Aupindi: SACU over-reliance unsustainable 

Swapo lawmaker Tobie Aupindi said Namibia must urgently reduce its economic dependence on the Southern African Customs Union (SACU) revenue, calling the current reliance unsustainable and dangerous. 

Speaking in Parliament on Tuesday, he raised alarm over the heavy dependence on SACU receipts, which make up a significant portion of Namibia’s national income. 

He cautioned that external factors could threaten this revenue stream, with severe consequences for the country’s fiscal stability. 

The Swapo backbencher said there is a need to review the SACU agreement in order to bring about equity and fairness. 

“Our over-reliance on SACU receipts is not sustainable – and frankly speaking, it is dangerous. These funds can disappear at the stroke of a pen or due to decisions made elsewhere,” Aupindi added. 

“The reduction in SACU receipts with N$6.9 billion, which is at N$21.1 billion, is worrisome but unavoidable. “Nevertheless, the nations of SACU are, to a large extent, experiencing a new form of neo-colonialism emanating from the lack of equity in terms of production and industrialisation, characterised by permanent innovation, often only one-sided,” Aupindi said. 

He added that the forms of neo-colonial production are making other SACU economies highly uncompetitive and creating an industrial development imbalance. 

“These innovative vanguard style of production is often confined to narrow vanguard of international economy, weakly connected to South Africa and the rest of humanity. The larger part of the labour force in other SACU countries are excluded from the mentioned vanguards,” the seasoned executive-turned-politician said. 

SACU, a customs union consisting of Namibia, South Africa, Botswana, Lesotho and Eswatini redistributes revenue from customs and excise duties among its members. 

“What we need is to disseminate these advanced practices to a large part of the SACU economy to bring about equity and fairness. So, the SACU agreement must be reviewed,” he stressed. 

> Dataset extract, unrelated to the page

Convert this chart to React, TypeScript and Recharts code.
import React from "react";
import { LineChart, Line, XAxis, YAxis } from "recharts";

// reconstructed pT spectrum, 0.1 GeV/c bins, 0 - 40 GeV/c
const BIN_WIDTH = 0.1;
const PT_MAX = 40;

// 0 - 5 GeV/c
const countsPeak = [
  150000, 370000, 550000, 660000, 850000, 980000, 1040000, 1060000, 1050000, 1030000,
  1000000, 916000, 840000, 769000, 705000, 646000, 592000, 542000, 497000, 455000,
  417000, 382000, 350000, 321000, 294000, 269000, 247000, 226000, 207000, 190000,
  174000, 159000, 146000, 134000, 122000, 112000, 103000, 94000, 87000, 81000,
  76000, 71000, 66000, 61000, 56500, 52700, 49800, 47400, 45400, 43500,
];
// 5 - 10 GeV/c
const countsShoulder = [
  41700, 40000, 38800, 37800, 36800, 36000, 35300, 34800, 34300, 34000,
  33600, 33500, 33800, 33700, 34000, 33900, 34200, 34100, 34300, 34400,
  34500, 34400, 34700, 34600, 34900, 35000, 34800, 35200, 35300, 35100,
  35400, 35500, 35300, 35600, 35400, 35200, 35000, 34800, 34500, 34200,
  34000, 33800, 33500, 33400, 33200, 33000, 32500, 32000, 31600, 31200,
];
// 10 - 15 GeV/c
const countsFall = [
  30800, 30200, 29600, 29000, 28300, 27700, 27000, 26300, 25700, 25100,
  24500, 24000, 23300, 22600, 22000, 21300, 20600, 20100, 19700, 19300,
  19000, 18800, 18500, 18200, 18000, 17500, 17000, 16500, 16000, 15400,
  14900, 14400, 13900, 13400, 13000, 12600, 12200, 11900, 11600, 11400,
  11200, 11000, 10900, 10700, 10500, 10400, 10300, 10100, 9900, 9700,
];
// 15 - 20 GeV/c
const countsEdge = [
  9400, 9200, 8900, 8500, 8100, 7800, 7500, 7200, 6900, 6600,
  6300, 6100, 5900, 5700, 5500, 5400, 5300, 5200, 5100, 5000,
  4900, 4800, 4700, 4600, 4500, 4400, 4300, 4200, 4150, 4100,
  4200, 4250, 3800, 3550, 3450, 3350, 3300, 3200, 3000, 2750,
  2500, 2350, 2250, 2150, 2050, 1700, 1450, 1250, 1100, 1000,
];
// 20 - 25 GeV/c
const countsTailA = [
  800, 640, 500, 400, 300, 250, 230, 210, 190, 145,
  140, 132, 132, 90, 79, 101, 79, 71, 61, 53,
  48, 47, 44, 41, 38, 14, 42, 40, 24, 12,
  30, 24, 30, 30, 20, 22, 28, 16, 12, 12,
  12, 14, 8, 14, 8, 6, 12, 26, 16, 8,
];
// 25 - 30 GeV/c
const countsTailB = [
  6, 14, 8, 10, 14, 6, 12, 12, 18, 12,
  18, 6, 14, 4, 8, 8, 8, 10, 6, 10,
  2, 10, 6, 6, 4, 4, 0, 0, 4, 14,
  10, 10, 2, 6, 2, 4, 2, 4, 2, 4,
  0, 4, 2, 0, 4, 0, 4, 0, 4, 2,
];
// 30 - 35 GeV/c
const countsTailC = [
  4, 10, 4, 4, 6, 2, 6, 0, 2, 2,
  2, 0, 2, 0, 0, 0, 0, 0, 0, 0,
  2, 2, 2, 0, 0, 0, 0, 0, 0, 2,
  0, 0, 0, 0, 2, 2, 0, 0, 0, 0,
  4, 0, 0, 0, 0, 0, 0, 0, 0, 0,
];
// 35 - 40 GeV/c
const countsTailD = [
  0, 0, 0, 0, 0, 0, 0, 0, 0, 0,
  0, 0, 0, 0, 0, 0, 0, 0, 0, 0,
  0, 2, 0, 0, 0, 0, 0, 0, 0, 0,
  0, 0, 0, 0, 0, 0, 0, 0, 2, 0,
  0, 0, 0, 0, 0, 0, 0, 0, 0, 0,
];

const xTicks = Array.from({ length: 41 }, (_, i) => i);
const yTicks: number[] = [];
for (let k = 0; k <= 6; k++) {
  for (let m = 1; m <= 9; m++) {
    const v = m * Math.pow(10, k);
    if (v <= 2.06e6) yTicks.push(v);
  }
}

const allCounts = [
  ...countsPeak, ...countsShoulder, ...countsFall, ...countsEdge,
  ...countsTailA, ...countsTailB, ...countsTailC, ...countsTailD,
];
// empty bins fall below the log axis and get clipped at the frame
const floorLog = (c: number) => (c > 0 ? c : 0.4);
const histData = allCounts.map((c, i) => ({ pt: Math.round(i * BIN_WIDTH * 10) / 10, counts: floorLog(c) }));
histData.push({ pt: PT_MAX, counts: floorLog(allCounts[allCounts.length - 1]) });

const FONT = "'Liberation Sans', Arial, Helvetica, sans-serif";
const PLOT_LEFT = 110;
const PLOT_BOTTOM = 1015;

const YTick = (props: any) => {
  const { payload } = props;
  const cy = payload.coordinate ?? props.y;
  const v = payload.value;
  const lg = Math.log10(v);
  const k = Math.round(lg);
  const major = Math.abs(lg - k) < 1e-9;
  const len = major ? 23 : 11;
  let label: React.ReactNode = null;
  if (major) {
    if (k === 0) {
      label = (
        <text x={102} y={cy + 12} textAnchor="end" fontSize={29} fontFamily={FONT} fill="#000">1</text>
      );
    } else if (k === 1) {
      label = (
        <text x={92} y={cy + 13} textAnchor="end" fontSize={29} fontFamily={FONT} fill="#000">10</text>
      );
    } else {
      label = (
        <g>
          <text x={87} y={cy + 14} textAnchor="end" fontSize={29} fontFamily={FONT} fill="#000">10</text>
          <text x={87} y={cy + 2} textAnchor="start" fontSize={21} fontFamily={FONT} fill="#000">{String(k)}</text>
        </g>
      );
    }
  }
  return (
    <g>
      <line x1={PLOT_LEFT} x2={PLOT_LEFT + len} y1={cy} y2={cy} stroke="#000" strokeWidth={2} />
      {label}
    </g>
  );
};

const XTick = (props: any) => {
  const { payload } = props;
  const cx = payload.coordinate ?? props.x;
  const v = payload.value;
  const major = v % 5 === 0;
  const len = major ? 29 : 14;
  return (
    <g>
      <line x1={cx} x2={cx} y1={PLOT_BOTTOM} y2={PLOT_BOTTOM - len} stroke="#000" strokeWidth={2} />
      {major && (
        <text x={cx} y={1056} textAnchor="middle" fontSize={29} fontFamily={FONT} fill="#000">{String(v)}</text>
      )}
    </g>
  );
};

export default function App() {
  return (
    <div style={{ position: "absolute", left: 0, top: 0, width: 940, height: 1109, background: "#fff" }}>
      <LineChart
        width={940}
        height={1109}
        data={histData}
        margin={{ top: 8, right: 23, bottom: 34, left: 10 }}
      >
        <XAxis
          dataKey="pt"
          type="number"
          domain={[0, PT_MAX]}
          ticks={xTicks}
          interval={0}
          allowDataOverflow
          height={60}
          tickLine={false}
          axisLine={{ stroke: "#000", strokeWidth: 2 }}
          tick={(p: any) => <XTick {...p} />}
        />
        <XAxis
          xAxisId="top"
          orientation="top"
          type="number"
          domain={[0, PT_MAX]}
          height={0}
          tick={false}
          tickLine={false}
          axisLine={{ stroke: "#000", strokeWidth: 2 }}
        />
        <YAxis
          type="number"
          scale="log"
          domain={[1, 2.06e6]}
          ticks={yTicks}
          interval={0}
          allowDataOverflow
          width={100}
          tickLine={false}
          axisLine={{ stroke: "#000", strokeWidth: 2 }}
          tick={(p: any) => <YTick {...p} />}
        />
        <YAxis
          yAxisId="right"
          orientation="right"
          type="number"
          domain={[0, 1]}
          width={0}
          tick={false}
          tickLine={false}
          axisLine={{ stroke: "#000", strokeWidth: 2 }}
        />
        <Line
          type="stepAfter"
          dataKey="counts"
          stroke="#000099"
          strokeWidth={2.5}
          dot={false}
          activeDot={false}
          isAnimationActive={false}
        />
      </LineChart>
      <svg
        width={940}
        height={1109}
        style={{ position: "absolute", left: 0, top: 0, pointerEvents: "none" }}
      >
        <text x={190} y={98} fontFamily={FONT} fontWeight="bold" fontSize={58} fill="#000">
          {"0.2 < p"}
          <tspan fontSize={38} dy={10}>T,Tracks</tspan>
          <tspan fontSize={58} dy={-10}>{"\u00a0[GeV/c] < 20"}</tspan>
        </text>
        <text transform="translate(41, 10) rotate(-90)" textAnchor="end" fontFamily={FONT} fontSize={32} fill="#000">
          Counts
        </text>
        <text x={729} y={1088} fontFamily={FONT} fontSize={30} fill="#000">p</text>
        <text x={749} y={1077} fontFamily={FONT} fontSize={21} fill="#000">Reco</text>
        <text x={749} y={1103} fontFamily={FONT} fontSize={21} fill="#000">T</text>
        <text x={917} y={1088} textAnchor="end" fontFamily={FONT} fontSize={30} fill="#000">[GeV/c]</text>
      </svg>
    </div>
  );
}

He pointed out that shifts in trade policy, global economic changes or decisions by larger SACU member states, such as South Africa, could significantly reduce Namibia’s share without warning. 

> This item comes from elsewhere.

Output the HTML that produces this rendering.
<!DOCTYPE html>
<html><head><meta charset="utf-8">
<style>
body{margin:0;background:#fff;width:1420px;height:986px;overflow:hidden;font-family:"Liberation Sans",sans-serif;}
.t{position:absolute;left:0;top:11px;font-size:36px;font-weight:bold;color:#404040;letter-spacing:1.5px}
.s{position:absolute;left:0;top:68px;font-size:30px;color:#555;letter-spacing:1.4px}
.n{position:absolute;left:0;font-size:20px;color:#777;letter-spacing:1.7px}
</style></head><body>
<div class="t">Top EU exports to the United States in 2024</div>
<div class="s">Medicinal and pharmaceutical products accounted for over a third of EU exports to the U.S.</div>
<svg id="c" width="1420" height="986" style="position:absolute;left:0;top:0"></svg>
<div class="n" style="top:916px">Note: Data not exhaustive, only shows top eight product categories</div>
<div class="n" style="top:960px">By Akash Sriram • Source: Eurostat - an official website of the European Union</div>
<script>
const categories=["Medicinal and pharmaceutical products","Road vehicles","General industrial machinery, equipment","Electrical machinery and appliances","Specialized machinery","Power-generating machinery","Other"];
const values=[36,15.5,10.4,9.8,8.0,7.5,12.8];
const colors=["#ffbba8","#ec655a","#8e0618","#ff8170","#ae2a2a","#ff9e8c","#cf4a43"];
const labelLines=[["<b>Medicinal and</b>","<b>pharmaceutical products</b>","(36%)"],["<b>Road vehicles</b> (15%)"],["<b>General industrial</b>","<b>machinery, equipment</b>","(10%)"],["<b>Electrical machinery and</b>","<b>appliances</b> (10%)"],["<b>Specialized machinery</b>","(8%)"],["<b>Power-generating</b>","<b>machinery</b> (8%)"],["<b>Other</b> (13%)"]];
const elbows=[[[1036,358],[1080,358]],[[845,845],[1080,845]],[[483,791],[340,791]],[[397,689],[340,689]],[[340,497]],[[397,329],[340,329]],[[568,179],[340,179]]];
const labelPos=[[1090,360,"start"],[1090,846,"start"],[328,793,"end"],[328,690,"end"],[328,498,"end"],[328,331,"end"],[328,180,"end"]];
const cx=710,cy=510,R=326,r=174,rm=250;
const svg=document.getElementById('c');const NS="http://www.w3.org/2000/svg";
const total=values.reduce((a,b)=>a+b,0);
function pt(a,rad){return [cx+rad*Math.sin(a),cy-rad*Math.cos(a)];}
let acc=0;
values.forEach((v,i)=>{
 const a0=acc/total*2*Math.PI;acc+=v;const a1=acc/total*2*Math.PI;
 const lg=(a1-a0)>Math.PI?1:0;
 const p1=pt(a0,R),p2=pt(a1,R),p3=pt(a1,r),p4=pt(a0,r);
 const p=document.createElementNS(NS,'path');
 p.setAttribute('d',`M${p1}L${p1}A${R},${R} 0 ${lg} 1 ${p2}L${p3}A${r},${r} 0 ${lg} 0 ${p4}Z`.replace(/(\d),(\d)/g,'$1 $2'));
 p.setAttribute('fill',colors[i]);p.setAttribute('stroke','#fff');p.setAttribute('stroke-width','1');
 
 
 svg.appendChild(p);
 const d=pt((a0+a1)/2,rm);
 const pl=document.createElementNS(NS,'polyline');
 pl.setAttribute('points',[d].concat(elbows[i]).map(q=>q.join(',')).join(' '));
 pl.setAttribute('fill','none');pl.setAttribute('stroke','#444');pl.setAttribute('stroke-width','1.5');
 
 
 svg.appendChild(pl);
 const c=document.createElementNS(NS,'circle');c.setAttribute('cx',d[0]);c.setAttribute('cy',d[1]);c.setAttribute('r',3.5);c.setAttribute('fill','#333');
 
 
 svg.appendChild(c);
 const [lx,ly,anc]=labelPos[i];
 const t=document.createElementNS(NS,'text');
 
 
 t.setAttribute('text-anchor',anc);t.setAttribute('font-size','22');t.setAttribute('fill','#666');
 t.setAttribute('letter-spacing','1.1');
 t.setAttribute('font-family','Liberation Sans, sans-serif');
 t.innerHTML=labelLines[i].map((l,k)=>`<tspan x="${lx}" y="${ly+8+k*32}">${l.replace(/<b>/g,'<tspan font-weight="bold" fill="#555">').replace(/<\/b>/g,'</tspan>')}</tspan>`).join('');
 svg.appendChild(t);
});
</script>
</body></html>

Aupindi urged the government to diversify its revenue base and invest in homegrown economic development. 

He stressed the need to expand Namibia’s manufacturing capacity, promote value addition and stimulate local industries. 

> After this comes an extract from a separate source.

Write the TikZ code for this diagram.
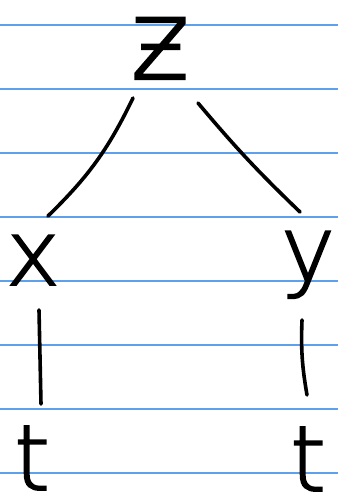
\documentclass[tikz,border=0pt]{standalone}
\usepackage{fontspec}
\newfontfamily\hand{DejaVu Sans ExtraLight}[FakeBold=2]
\usetikzlibrary{calc}
\definecolor{ruleblue}{RGB}{95,160,235}
\tikzset{
  letter/.style={inner sep=0pt, anchor=base, font=\hand\fontsize{91}{91}\selectfont, text=black},
  bigletter/.style={letter, font=\hand\fontsize{112}{112}\selectfont},
  edge/.style={line width=3.6pt, line cap=round, black},
  ruling/.style={line width=1.3pt, ruleblue}
}
\begin{document}
\begin{tikzpicture}[x=1pt,y=1pt]
\fill[white] (0,0) rectangle (338,497);
\useasboundingbox (0,0) rectangle (338,497);
\foreach \yy in {24,88,152,216,280,344,408,472} {
  \draw[ruling] (0,\yy) -- (338,\yy);
}
\node[bigletter] (z) at (160,418) {ƶ};
\node[letter] (x) at (33,212) {x};
\node[letter] (y) at (308,216) {y};
\node[letter] (tl) at (32,7) {t};
\node[letter] (tr) at (308,6) {t};
\draw[edge] ($(z.base)+(-27,-19)$) to[bend left=10] ($(x.base)+(15,69)$);
\draw[edge] ($(z.base)+(38,-24)$) to[bend right=3] ($(y.base)+(-8,69)$);
\draw[edge] ($(x.base)+(6,-25)$) -- ($(tl.base)+(9,86)$);
\draw[edge] ($(y.base)+(-6,-39)$) to[bend right=6] ($(tr.base)+(-1,96)$);
\end{tikzpicture}
\end{document}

“The only way to truly safeguard our economic sovereignty is to grow our domestic economy and stop leaning so heavily on customs revenues,” he said. 

He proposed that Parliament and the finance ministry develop a clear roadmap to gradually reduce Namibia’s fiscal reliance on SACU, encouraging strategic investments in productive sectors like agriculture, tourism and green energy. 

Empowerment 

The MP also touched on the issue of youth empowerment, saying he is excited about one of the budget policy pillars, which is the specific provision to address youth empowerment. 

“The most important pillar in any economy is a multitude of small and medium-size businesses. Most of these businesses are owned by young people, but are pushed back to relatively primitive production,” he said. 

Aupindi added that what needs to be done is to give SMEs access to advanced productive practices and supply chains.